%%

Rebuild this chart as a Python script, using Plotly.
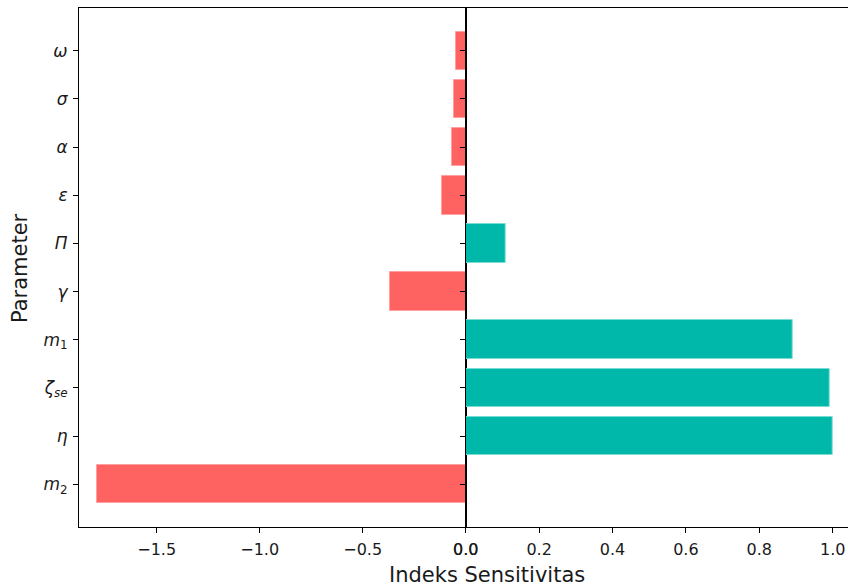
import plotly.graph_objects as go

# Data (bottom to top)
params = ["m2", "eta", "zeta_se", "m1", "gamma", "Pi", "epsilon", "alpha", "sigma", "omega"]
param_labels = ["<i>m</i><sub>2</sub>", "<i>η</i>", "<i>ζ</i><sub><i>se</i></sub>", "<i>m</i><sub>1</sub>",
                "<i>γ</i>", "<i>Π</i>", "<i>ε</i>", "<i>α</i>", "<i>σ</i>", "<i>ω</i>"]
sensitivity = [-1.791, 1.0, 0.992, 0.890, -0.367, 0.108, -0.115, -0.065, -0.058, -0.046]

left_ticks = [-1.5, -1.0, -0.5, 0.0]
left_ticktext = ["\u22121.5", "\u22121.0", "\u22120.5", "0.0"]
right_ticks = [0.0, 0.2, 0.4, 0.6, 0.8, 1.0]
right_ticktext = ["0.0", "0.2", "0.4", "0.6", "0.8", "1.0"]

RED = "#ff6361"
TEAL = "#00b8a9"

W, H = 848, 588
neg_idx = [i for i, v in enumerate(sensitivity) if v < 0]
pos_idx = [i for i, v in enumerate(sensitivity) if v >= 0]

fig = go.Figure()
fig.add_trace(go.Bar(
    x=[sensitivity[i] for i in neg_idx], y=[i for i in neg_idx], orientation="h",
    width=0.8, marker=dict(color=RED, line=dict(color="rgba(255,160,158,1)", width=1)),
    xaxis="x", yaxis="y", showlegend=False))
fig.add_trace(go.Bar(
    x=[sensitivity[i] for i in pos_idx], y=[i for i in pos_idx], orientation="h",
    width=0.8, marker=dict(color=TEAL, line=dict(color="rgba(120,220,212,1)", width=1)),
    xaxis="x2", yaxis="y2", showlegend=False))

font = dict(family="DejaVu Sans", size=16, color="#1a1a1a")
x_split = 465.7
common = dict(ticks="outside", ticklen=5, tickcolor="#000", showline=True, linecolor="#000",
              linewidth=1, showgrid=False, zeroline=False, automargin=False)
fig.update_layout(
    width=W, height=H,
    margin=dict(l=0, r=0, t=0, b=0),
    paper_bgcolor="white", plot_bgcolor="white",
    font=font,
    bargap=0,
    xaxis=dict(domain=[79 / W, x_split / W], range=[-1.877, 0],
               tickvals=left_ticks, ticktext=left_ticktext, ticklabelstandoff=3,
               mirror=True, anchor="y", tickfont=font, **common),
    xaxis2=dict(domain=[x_split / W, 1.0], range=[0, (W - x_split) / 367.0],
                tickvals=right_ticks, ticktext=right_ticktext, ticklabelstandoff=3,
                mirror=True, anchor="y2", tickfont=font, **common),
    yaxis=dict(domain=[1 - 527 / H, 1 - 8 / H], range=[-0.89, 9.89],
               tickvals=list(range(len(params))), ticktext=param_labels, ticklabelstandoff=2,
               mirror=True, anchor="x",
               tickfont=dict(family="DejaVu Sans", size=17, color="#1a1a1a"), **common),
    yaxis2=dict(domain=[1 - 527 / H, 1 - 8 / H], range=[-0.89, 9.89],
                tickvals=list(range(len(params))), showticklabels=False,
                anchor="x2", **common),
    annotations=[
        dict(text="Indeks Sensitivitas", x=487 / W, y=1 - 575 / H, xref="paper", yref="paper",
             showarrow=False, font=dict(family="DejaVu Sans", size=21, color="#1a1a1a"),
             xanchor="center", yanchor="middle"),
        dict(text="Parameter", x=20 / W, y=1 - 268 / H, xref="paper", yref="paper",
             showarrow=False, textangle=-90, font=dict(family="DejaVu Sans", size=21, color="#1a1a1a"),
             xanchor="center", yanchor="middle"),
    ],
)

fig.write_html("out.html", config={"displayModeBar": False},
               post_script="document.body.style.margin='0px';")
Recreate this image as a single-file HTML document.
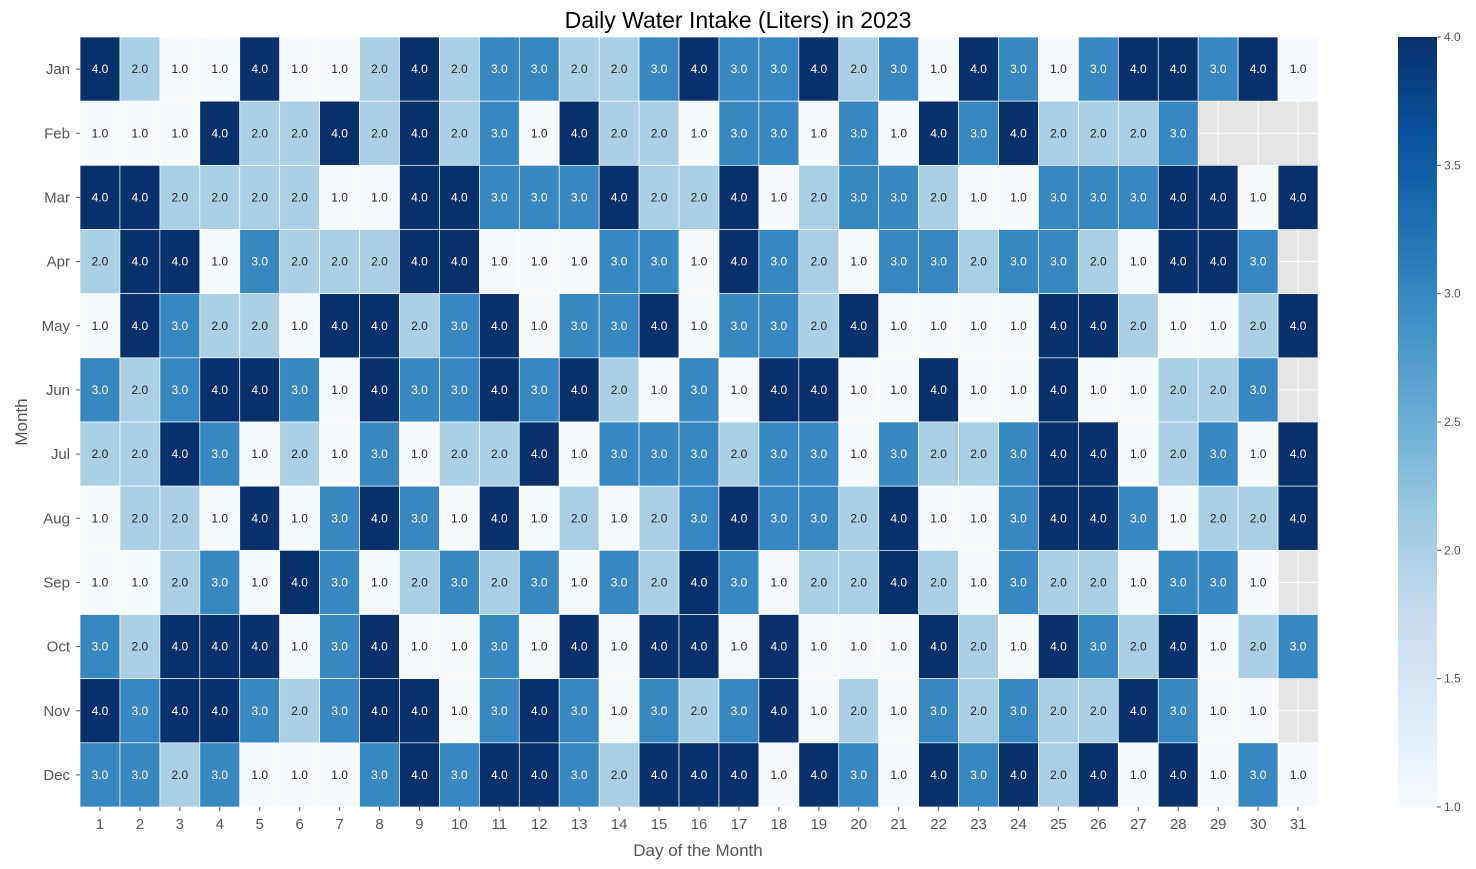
<!DOCTYPE html>
<html><head><meta charset="utf-8"><style>
body{margin:0;background:#fff;}
svg{display:block;font-family:"Liberation Sans","DejaVu Sans",sans-serif;}
</style></head><body>
<svg id="s" width="1476" height="869" xmlns="http://www.w3.org/2000/svg"></svg>
<script>
const D=[
"4 2 1 1 4 1 1 2 4 2 3 3 2 2 3 4 3 3 4 2 3 1 4 3 1 3 4 4 3 4 1",
"1 1 1 4 2 2 4 2 4 2 3 1 4 2 2 1 3 3 1 3 1 4 3 4 2 2 2 3",
"4 4 2 2 2 2 1 1 4 4 3 3 3 4 2 2 4 1 2 3 3 2 1 1 3 3 3 4 4 1 4",
"2 4 4 1 3 2 2 2 4 4 1 1 1 3 3 1 4 3 2 1 3 3 2 3 3 2 1 4 4 3",
"1 4 3 2 2 1 4 4 2 3 4 1 3 3 4 1 3 3 2 4 1 1 1 1 4 4 2 1 1 2 4",
"3 2 3 4 4 3 1 4 3 3 4 3 4 2 1 3 1 4 4 1 1 4 1 1 4 1 1 2 2 3",
"2 2 4 3 1 2 1 3 1 2 2 4 1 3 3 3 2 3 3 1 3 2 2 3 4 4 1 2 3 1 4",
"1 2 2 1 4 1 3 4 3 1 4 1 2 1 2 3 4 3 3 2 4 1 1 3 4 4 3 1 2 2 4",
"1 1 2 3 1 4 3 1 2 3 2 3 1 3 2 4 3 1 2 2 4 2 1 3 2 2 1 3 3 1",
"3 2 4 4 4 1 3 4 1 1 3 1 4 1 4 4 1 4 1 1 1 4 2 1 4 3 2 4 1 2 3",
"4 3 4 4 3 2 3 4 4 1 3 4 3 1 3 2 3 4 1 2 1 3 2 3 2 2 4 3 1 1",
"3 3 2 3 1 1 1 3 4 3 4 4 3 2 4 4 4 1 4 3 1 4 3 4 2 4 1 4 1 3 1"].map(r=>r.split(' ').map(Number));
const M=["Jan","Feb","Mar","Apr","May","Jun","Jul","Aug","Sep","Oct","Nov","Dec"];
const C={1:"#f7fbff",2:"#abd0e6",3:"#3787c0",4:"#08306b"};
const x0=80,x1=1318,y0=37,y1=807,cw=(x1-x0)/31,rh=(y1-y0)/12;
let h='';
h+=`<rect x="${x0}" y="${y0}" width="${x1-x0}" height="${y1-y0}" fill="#e5e5e5"/>`;
for(let j=0;j<31;j++){const x=x0+cw*(j+.5);h+=`<line x1="${x}" x2="${x}" y1="${y0}" y2="${y1}" stroke="#fff" stroke-width="1"/>`;}
for(let i=0;i<12;i++){const y=y0+rh*(i+.5);h+=`<line x1="${x0}" x2="${x1}" y1="${y}" y2="${y}" stroke="#fff" stroke-width="1"/>`;}
D.forEach((r,i)=>r.forEach((v,j)=>{const x=x0+cw*j,y=y0+rh*i;
h+=`<rect x="${x}" y="${y}" width="${cw}" height="${rh}" fill="${C[v]}" stroke="#fff" stroke-width="0.7"/>`;
h+=`<text x="${x+cw/2}" y="${y+rh/2+4}" font-size="12" text-anchor="middle" fill="${v>=3?'#fff':'#222'}">${v}.0</text>`;}));
for(let i=0;i<12;i++){const y=y0+rh*(i+.5);h+=`<line x1="${x0-4}" x2="${x0}" y1="${y}" y2="${y}" stroke="#555"/><text x="${x0-10}" y="${y+5}" font-size="15" text-anchor="end" fill="#555">${M[i]}</text>`;}
for(let j=0;j<31;j++){const x=x0+cw*(j+.5);h+=`<line x1="${x}" x2="${x}" y1="${y1}" y2="${y1+4}" stroke="#555"/><text x="${x}" y="${y1+22}" font-size="15" text-anchor="middle" fill="#555">${j+1}</text>`;}
h+=`<text x="738" y="28" font-size="23" text-anchor="middle" fill="#000">Daily Water Intake (Liters) in 2023</text>`;
h+=`<text x="698" y="856" font-size="17" text-anchor="middle" fill="#555">Day of the Month</text>`;
h+=`<text x="27" y="${(y0+y1)/2}" font-size="17" text-anchor="middle" fill="#555" transform="rotate(-90 27 ${(y0+y1)/2})">Month</text>`;
h+=`<defs><linearGradient id="g" x1="0" y1="1" x2="0" y2="0"><stop offset="0" stop-color="#f7fbff"/><stop offset=".125" stop-color="#deebf7"/><stop offset=".25" stop-color="#c6dbef"/><stop offset=".375" stop-color="#9ecae1"/><stop offset=".5" stop-color="#6baed6"/><stop offset=".625" stop-color="#4292c6"/><stop offset=".75" stop-color="#2171b5"/><stop offset=".875" stop-color="#08519c"/><stop offset="1" stop-color="#08306b"/></linearGradient></defs>`;
h+=`<rect x="1398" y="${y0}" width="39" height="${y1-y0}" fill="url(#g)"/>`;
for(let k=0;k<7;k++){const v=1+k*.5,y=y1-(v-1)/3*(y1-y0);h+=`<line x1="1437" x2="1441" y1="${y}" y2="${y}" stroke="#555"/><text x="1444" y="${y+4}" font-size="12" fill="#555">${v.toFixed(1)}</text>`;}
document.getElementById('s').innerHTML=h;
</script>
</body></html>
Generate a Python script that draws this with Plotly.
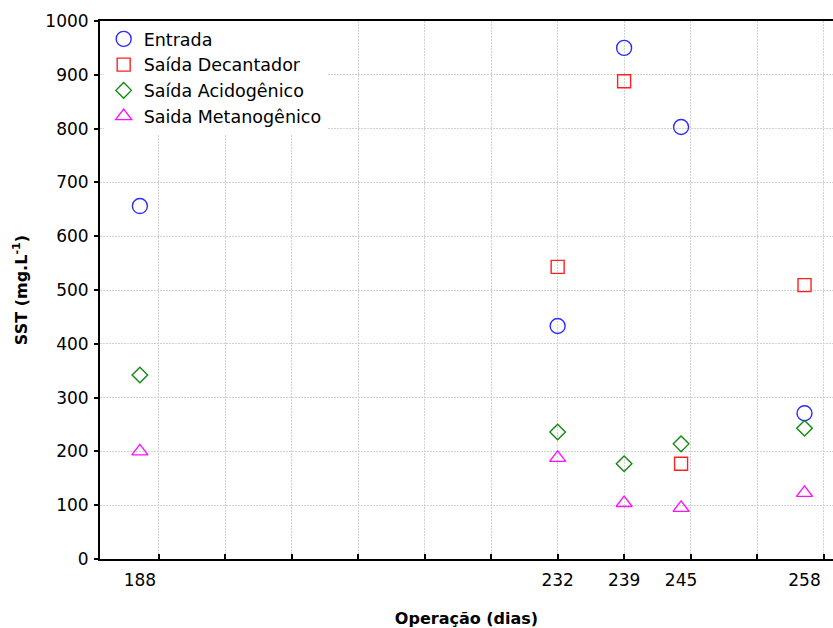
import plotly.graph_objects as go

# Operating days sampled
dias = [188, 232, 239, 245, 258]

# SST (mg/L) at each sampling point
entrada = [656, 433, 950, 803, 271]
saida_decantador = [None, 543, 888, 177, 509]
saida_acidogenico = [342, 236, 177, 214, 243]
saida_metanogenico = [200, 188, 104, 95, 123]

y_ticks = list(range(0, 1001, 100))

series = [
    ("Entrada", entrada, "circle-open", "#2b2bff", 15),
    ("Saída Decantador", saida_decantador, "square-open", "#ff2020", 13),
    ("Saída Acidogênico", saida_acidogenico, "diamond-open", "#108a10", 12),
    ("Saida Metanogênico", saida_metanogenico, "triangle-up-open", "#ff10ff", 14),
]

fig = go.Figure()
for name, vals, sym, col, size in series:
    fig.add_trace(go.Scatter(
        x=dias, y=vals, mode="markers", name=name,
        marker=dict(symbol=sym, size=size, color=col, line=dict(color=col, width=1.4)),
    ))

font_main = "DejaVu Sans, Liberation Sans, Arial, sans-serif"
grid_col = "#d2d2d2"
grid_dash = "2px,1px"

fig.update_layout(
    width=833, height=628,
    margin=dict(l=100, r=0, t=21, b=69),
    paper_bgcolor="white", plot_bgcolor="white",
    font=dict(family=font_main, size=17, color="black"),
    showlegend=True,
    legend=dict(
        x=0.005, y=1.0, xanchor="left", yanchor="top",
        bgcolor="white", borderwidth=0,
        font=dict(family=font_main, size=17.5, color="black"),
        itemsizing="trace", tracegroupgap=0,
    ),
    xaxis=dict(
        range=[183.8, 261.0],
        tickmode="array", tickvals=dias, ticktext=[str(d) for d in dias],
        ticks="", showgrid=False, zeroline=False,
        showline=True, linecolor="black", linewidth=2, mirror=True,
        tickfont=dict(family=font_main, size=17),
        ticklabelstandoff=5,
        minor=dict(tick0=190, dtick=7, ticks="inside", ticklen=5, tickcolor="black",
                   tickwidth=1.5, showgrid=True, gridcolor=grid_col, griddash=grid_dash,
                   gridwidth=1),
        title=dict(text="Operação (dias)", standoff=24,
                   font=dict(family=font_main, size=16, color="black", weight="bold")),
    ),
    yaxis=dict(
        range=[0, 1000],
        tickmode="array", tickvals=y_ticks,
        ticks="outside", ticklen=4, tickwidth=1.5, tickcolor="black",
        showgrid=True, gridcolor=grid_col, griddash=grid_dash, gridwidth=1,
        zeroline=False,
        showline=True, linecolor="black", linewidth=2,
        tickfont=dict(family=font_main, size=17),
        ticklabelstandoff=2,
        title=dict(text="SST (mg.L<sup>-1</sup>)", standoff=14,
                   font=dict(family=font_main, size=16, color="black", weight="bold")),
    ),
)

fig.write_html("out.html")
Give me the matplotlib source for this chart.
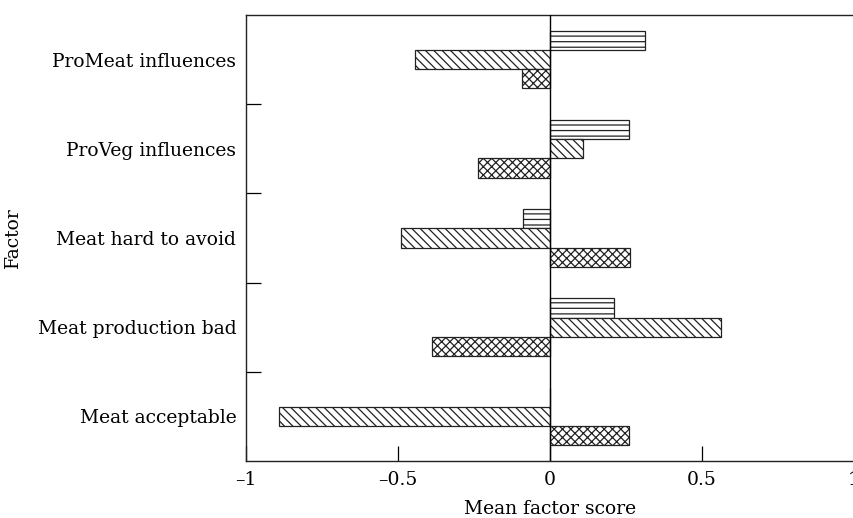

%%

§ **What the exercise asks**
Set down again, exactly, the lines of the material above from its first line to the one with "pos_idx = [i", inclusive. Leave the pictures out.

§ **Reply**
Rebuild this chart as a Python script, using Plotly.
import plotly.graph_objects as go

# Data (bottom to top)
params = ["m2", "eta", "zeta_se", "m1", "gamma", "Pi", "epsilon", "alpha", "sigma", "omega"]
param_labels = ["<i>m</i><sub>2</sub>", "<i>η</i>", "<i>ζ</i><sub><i>se</i></sub>", "<i>m</i><sub>1</sub>",
                "<i>γ</i>", "<i>Π</i>", "<i>ε</i>", "<i>α</i>", "<i>σ</i>", "<i>ω</i>"]
sensitivity = [-1.791, 1.0, 0.992, 0.890, -0.367, 0.108, -0.115, -0.065, -0.058, -0.046]

left_ticks = [-1.5, -1.0, -0.5, 0.0]
left_ticktext = ["\u22121.5", "\u22121.0", "\u22120.5", "0.0"]
right_ticks = [0.0, 0.2, 0.4, 0.6, 0.8, 1.0]
right_ticktext = ["0.0", "0.2", "0.4", "0.6", "0.8", "1.0"]

RED = "#ff6361"
TEAL = "#00b8a9"

W, H = 848, 588
neg_idx = [i for i, v in enumerate(sensitivity) if v < 0]
pos_idx = [i for i, v in enumerate(sensitivity) if v >= 0]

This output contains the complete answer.